In the hospital, Cosmin was recovering slowly but surely from the light cerebral contusion LeBron gave him. His Zenon statement was on all the channels; Harvard professors of Hellenism were explaining the paradoxes of classical logic. LeBron’s statement was all over as well. He was yelling angrily: ‘I let him! It was a shift for entertainment. Or voodoo, whatever you want.’ And when the reporters were laughing mockingly: ‘Anyway, I want a rematch!’. Cosmin wrote quietly in the diary, that would one day sell better than Sun-Tzu: ‘I learned the lesson when I came back at 1-9 to win with 11-9. First of all, my opponent had relaxed, his every move was going right and he was smelling the victory, no matter how good I was. But I changed at 1-9. He remained in his former story. I said: “I won’t lose another ball”. And that’s how it was. If I don’t lose the ball, I don’t lose the attack; I can win not 11-9, but 100-9, ∞ – 9. If I’d lost one single attack, I would have demoralized myself even more, the opponent would have tasted blood and I would have lost everything. The most important thing is that the score allowed my comeback: it was 9-1 not 10-1. There are a thousand lanes between 9-1 and 10-1. The most important thing is to snap out of it when you’re on the edge of the abyss, not when you already have a leg inside it. In other words, do you remember that movie with the parallel universes when Jet Li ends up in the inferno? Jet Li wouldn’t suffer in the inferno, he’d beat up everyone. Just like when I was sitting in the subway, and it was full as always and I had three free seats near me. No one could sit next to me because I was giving them ugly threatening looks. Not to all at the same time, one by one, so that they didn’t even dare want to sit next to me. What’s the connection?

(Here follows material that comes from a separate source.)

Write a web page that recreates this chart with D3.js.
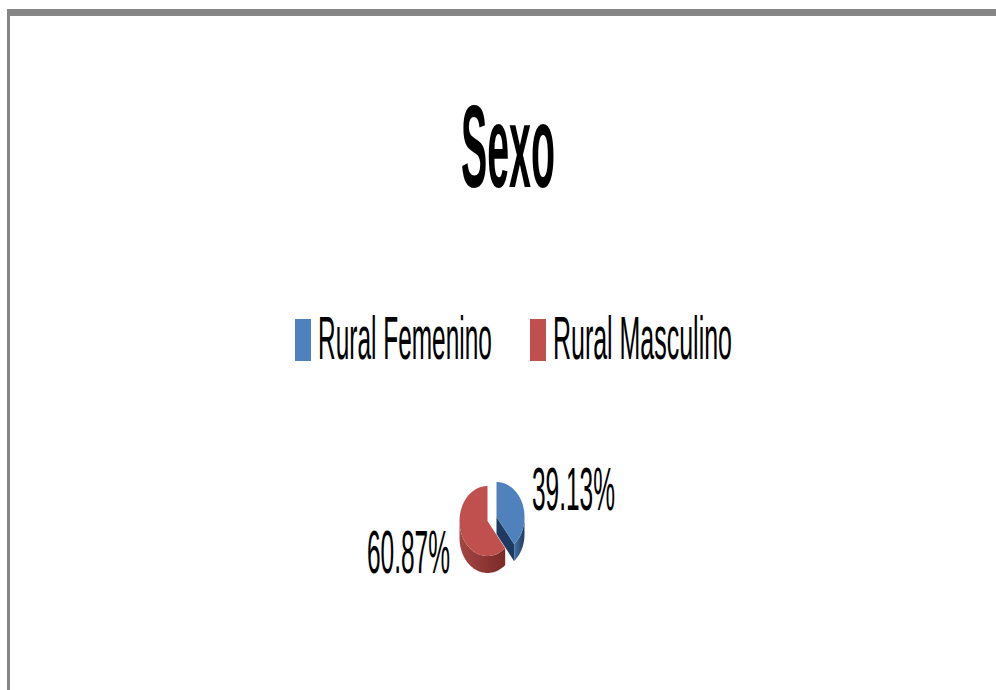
<!DOCTYPE html>
<html>
<head>
<meta charset="utf-8">
<script src="https://cdn.jsdelivr.net/npm/d3@7"></script>
<style>
  body { margin: 0; background: #fff; }
  svg { display: block; font-family: "Liberation Sans", Arial, sans-serif; }
</style>
</head>
<body>
<svg id="svg" width="996" height="690"></svg>
<script>
// DATA
const title = "Sexo";
const categories = ["Rural Femenino", "Rural Masculino"];
const values = [39.13, 60.87];
const labels = ["39.13%", "60.87%"];
const topColors = ["#4F81BD", "#C0504D"];
const sideColors = ["#1F3A60", "#7A2A28"];

// VARIABLES
const width = 996, height = 690;
const cx = 492, cy = 519;      // pie centre
const rx = 28, ry = 35;        // ellipse of the top face
const depth = 17;              // thickness of the pie
const explode = 0.17;

const svg = d3.select("#svg");

// squeeze a text horizontally so it spans w pixels from x
function fitText(sel, x, y, w) {
  sel.attr("x", 0).attr("y", 0);
  const natural = sel.node().getComputedTextLength();
  sel.attr("transform", `translate(${x},${y}) scale(${w / natural},1)`);
}

// frame (top bar + left edge)
svg.append("rect").attr("x", 7).attr("y", 9).attr("width", width - 7).attr("height", 7).attr("fill", "#868686");
svg.append("rect").attr("x", 7).attr("y", 9).attr("width", 3).attr("height", height - 9).attr("fill", "#868686");

// title
svg.append("text")
  .attr("font-size", 116)
  .attr("font-weight", "bold")
  .text(title)
  .call(fitText, 461, 187, 94);

// legend
const legendX = [295, 530];
const legendW = [174, 179];
const legend = svg.append("g")
  .selectAll("g")
  .data(categories)
  .enter()
  .append("g")
  .attr("transform", (d, i) => `translate(${legendX[i]},0)`);

legend.append("rect")
  .attr("x", 0).attr("y", 319)
  .attr("width", 16).attr("height", 42)
  .attr("fill", (d, i) => topColors[i]);

legend.append("text")
  .attr("font-size", 62)
  .text(d => d)
  .each(function(d, i) { d3.select(this).call(fitText, 23, 359, legendW[i]); });

// PIE
const pie = d3.pie().sort(null).value(d => d)(values);
const line = d3.line();

function arcPts(a0, a1, ox, oy, dz) {
  const n = Math.max(2, Math.ceil((a1 - a0) / 0.03));
  return d3.range(n + 1).map(k => {
    const a = a0 + (a1 - a0) * k / n;
    return [ox + rx * Math.sin(a), oy - ry * Math.cos(a) + dz];
  });
}

const defs = svg.append("defs");
pie.forEach((p, i) => {
  const g = defs.append("linearGradient")
    .attr("id", "side" + i)
    .attr("x1", "0%").attr("x2", "100%").attr("y1", "0%").attr("y2", "0%");
  g.append("stop").attr("offset", "0%").attr("stop-color", d3.color(topColors[i]).darker(0.4));
  g.append("stop").attr("offset", "100%").attr("stop-color", sideColors[i]);
});

const slices = pie.map((p, i) => {
  const mid = (p.startAngle + p.endAngle) / 2;
  return {
    p, i,
    ox: cx + explode * rx * Math.sin(mid),
    oy: cy - explode * ry * Math.cos(mid)
  };
});

const pieG = svg.append("g");

// cut faces (only those facing the viewer)
slices.forEach(s => {
  [s.p.startAngle, s.p.endAngle].forEach((a, k) => {
    const normal = k === 0 ? a - Math.PI / 2 : a + Math.PI / 2;
    if (-Math.cos(normal) <= 0.05) return;
    const e = [s.ox + rx * Math.sin(a), s.oy - ry * Math.cos(a)];
    const pts = [[s.ox, s.oy], e, [e[0], e[1] + depth], [s.ox, s.oy + depth]];
    pieG.append("path")
      .attr("d", line(pts) + "Z")
      .attr("fill", sideColors[s.i]);
  });
});

// outer walls (front half)
slices.forEach(s => {
  const a0 = Math.max(s.p.startAngle, Math.PI / 2);
  const a1 = Math.min(s.p.endAngle, 3 * Math.PI / 2);
  if (a1 <= a0) return;
  const top = arcPts(a0, a1, s.ox, s.oy, 0);
  const bot = arcPts(a0, a1, s.ox, s.oy, depth).reverse();
  pieG.append("path")
    .attr("d", line(top.concat(bot)) + "Z")
    .attr("fill", `url(#side${s.i})`);
});

// top faces
slices.forEach(s => {
  const pts = [[s.ox, s.oy]].concat(arcPts(s.p.startAngle, s.p.endAngle, s.ox, s.oy, 0));
  pieG.append("path")
    .attr("d", line(pts) + "Z")
    .attr("fill", topColors[s.i]);
});

// data labels
const labelPos = [[532, 510, 83], [367, 573, 83]];
svg.append("g")
  .selectAll("text")
  .data(labels)
  .enter()
  .append("text")
  .attr("font-size", 62)
  .text(d => d)
  .each(function(d, i) { d3.select(this).call(fitText, labelPos[i][0], labelPos[i][1], labelPos[i][2]); });
</script>
</body>
</html>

You can defeat all your opponents in the world if you are a good fighter and take them one by one. You can beat 1000, 100000, a billion. One by one. You will not get tired, but your strength will increase with every new victim. Why did I beat LeBron, who is 10 times a better player than me, better than anyone, if it’s up to that? It’s not because he underestimated me, the surprise disappeared at 4-0, but because I didn’t give him a single chance! If I’d lost a ball, I would have lost the entire game.’

 

Cosmin’s phone rings again: ‘I’m Shaquille O’Neal’s agent. Hold on a moment, I’ll put you through to Mr. O’Neal.’

 

‘Hello Cosmin!’
‘Hello Shaq!’
‘Do you want to play me 1 on 1 in Boston?’
‘Now that’s a challenge…’ thought Cosmin and smiled with delight.